Cash-strapped employees


Ward explains that, according to research conducted by the US data intelligence platform, Proof of Impact, 76% of South Africans run out of money before the end of the month and 40% of them spend between 41% and 100% of their income paying off debt. The South African workforce is undoubtedly facing unprecedented pressure, compounded by the effects of the pandemic.

“These trying times have accelerated the way we think about financial wellbeing and its connection to the contemporary workplace. Ultimately, improving your employees’ financial health improves your bottom line.”

Many struggling financially


Research has shown that the negative impact of Covid-19 on the financial position of South Africans has been significant and will be long-lasting. Some employees were forced to take pay cuts to maintain their jobs, while others were retrenched or simply not paid. As a result, South Africans have turned to their emergency savings to stay afloat and meet household expenses. And where people haven’t saved for emergencies they are turning to credit, which inevitably traps them in a cycle of debt.


This is where the importance of simple, practical and accessible financial tools, such as on-demand access to pay and savings, can make a significant difference to the quality of life for many South Africans.

The new savings offering from Floatpays aims to prevent the financial hangover that has become synonymous with January. As a licensed financial services provider, Floatpays is able to offer employees an interest-bearing savings account, powered by Standard Bank.

Payroll system payment


Ward explains that employees can make a direct investment from their earnings each month.

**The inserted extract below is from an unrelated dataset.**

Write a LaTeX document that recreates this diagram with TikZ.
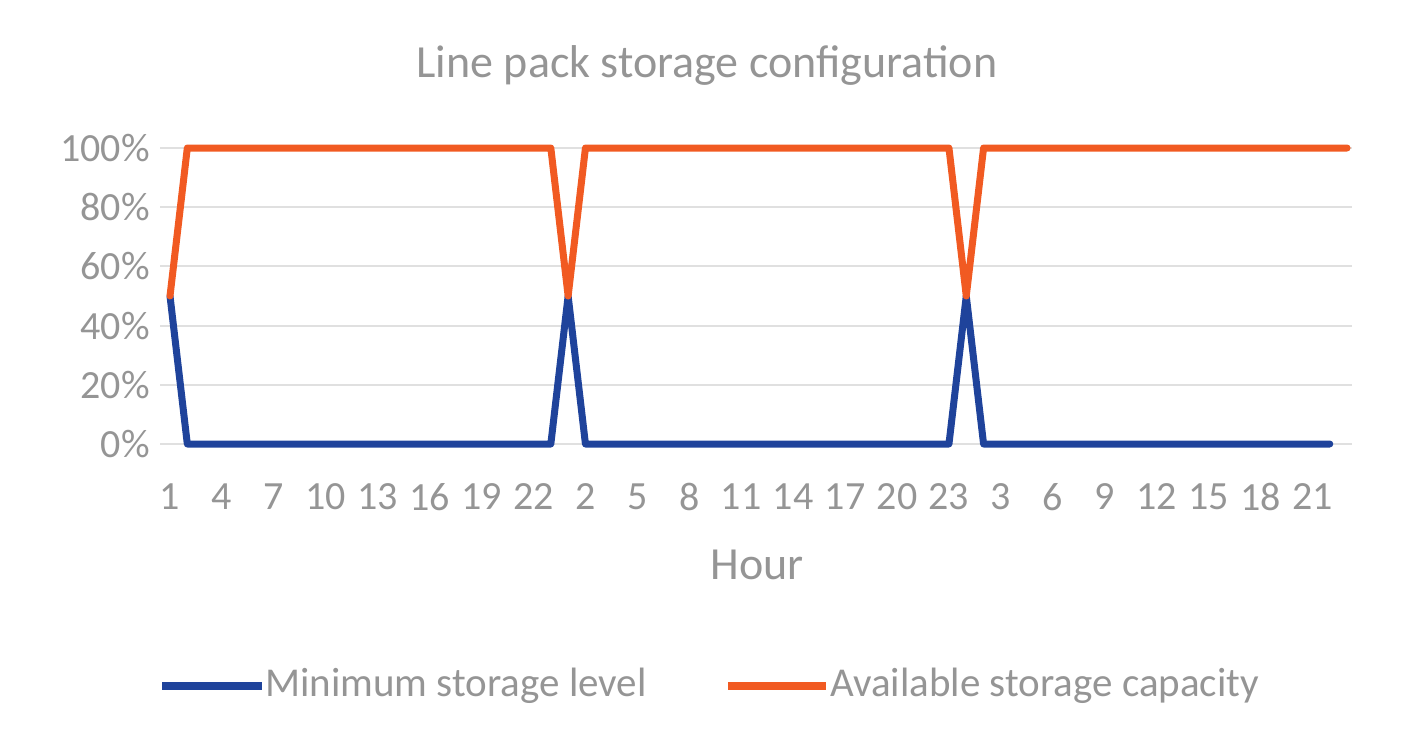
\documentclass[tikz,border=0pt]{standalone}
\usepackage{fontspec}
\setmainfont{Carlito}
\definecolor{txt}{HTML}{959595}
\definecolor{grid}{HTML}{E0E0E0}
\definecolor{blu}{HTML}{1F439B}
\definecolor{org}{HTML}{F15A22}
\begin{document}
\begin{tikzpicture}[x=1pt,y=-1pt,
  lbl/.style={text=txt,font=\fontsize{40}{42}\selectfont,inner sep=0pt},
  ser/.style={line width=7pt,line join=round,line cap=round}]
\useasboundingbox (0,0) rectangle (1414,753);
\def\dx{17.31}
\foreach \p/\t in {0/0\%,20/20\%,40/40\%,60/60\%,80/80\%,100/100\%}{
  \pgfmathsetmacro\yy{444-2.96*\p}
  \draw[grid,line width=2pt] (160,\yy) -- (1352,\yy);
  \node[lbl,anchor=east] (y\p) at (150,\yy) {\t};
}
% x labels
\foreach \i/\t in {0/1,3/4,6/7,9/10,12/13,15/16,18/19,21/22,24/2,27/5,30/8,33/11,36/14,39/17,42/20,45/23,48/3,51/6,54/9,57/12,60/15,63/18,66/21}{
  \node[lbl] (x\i) at ({170+\i*\dx},497) {\t};
}
% blue series
\draw[ser,blu] (170,296) -- ({170+\dx},444) -- ({170+22*\dx},444) -- ({170+23*\dx},296) -- ({170+24*\dx},444) -- ({170+45*\dx},444) -- ({170+46*\dx},296) -- ({170+47*\dx},444) -- ({170+67*\dx},444);
% orange series
\draw[ser,org] (170,296) -- ({170+\dx},148) -- ({170+22*\dx},148) -- ({170+23*\dx},296) -- ({170+24*\dx},148) -- ({170+45*\dx},148) -- ({170+46*\dx},296) -- ({170+47*\dx},148) -- ({170+68*\dx},148);
\node[lbl,font=\fontsize{46}{48}\selectfont] (title) at (707,65) {Line pack storage configuration};
\node[lbl,font=\fontsize{46}{48}\selectfont] (xt) at (757,565) {Hour};
\draw[blu,line width=8pt] (162,686) -- (262,686);
\node[lbl,anchor=west,font=\fontsize{41}{43}\selectfont] (l1) at (265,686) {Minimum storage level};
\draw[org,line width=8pt] (728,686) -- (826,686);
\node[lbl,anchor=west,font=\fontsize{41}{43}\selectfont] (l2) at (830,686) {Available storage capacity};
\end{tikzpicture}
\end{document}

“Contributions to the Floatpays savings account are made directly from a person’s earnings via their employer’s payroll system. The employee determines how much they want to contribute each month and can make a single withdrawal against this account on a date set by their employer. This encourages employees to be more discerning around their spending and more invested in building their savings in anticipation of the end of the year,” says Ward.

He adds that the Floatpays’ savings feature builds on their existing offering of On-demand Access to Pay to help employees build financial wellness. The Floatpays platform enables employees to easily and affordably access a portion of their accrued pay, whenever they need it during a pay cycle and not have to wait until payday. Employees pay a transaction fee per withdrawal - there is no interest or hidden fees charged.


Building financial wellness


“With Floatpays, we wanted to create a holistic solution to helping employees build financial wellness. We knew that this meant we needed to help people reduce their reliance on debt, start saving and learn how to manage their money better. The launch of our savings feature further strengthens our ability to help people become financially well.” says Ward.

Floatpays provides this service at no cost to employers or impact on their cash flow. It is a simple and cost-effective way for businesses to enhance their employee value proposition and ultimately increase the bottom line. “A less financially stressed workforce is more engaged and productive. Helping build employees’ financial wellness should be a top priority for South African employers, especially during these uncertain times."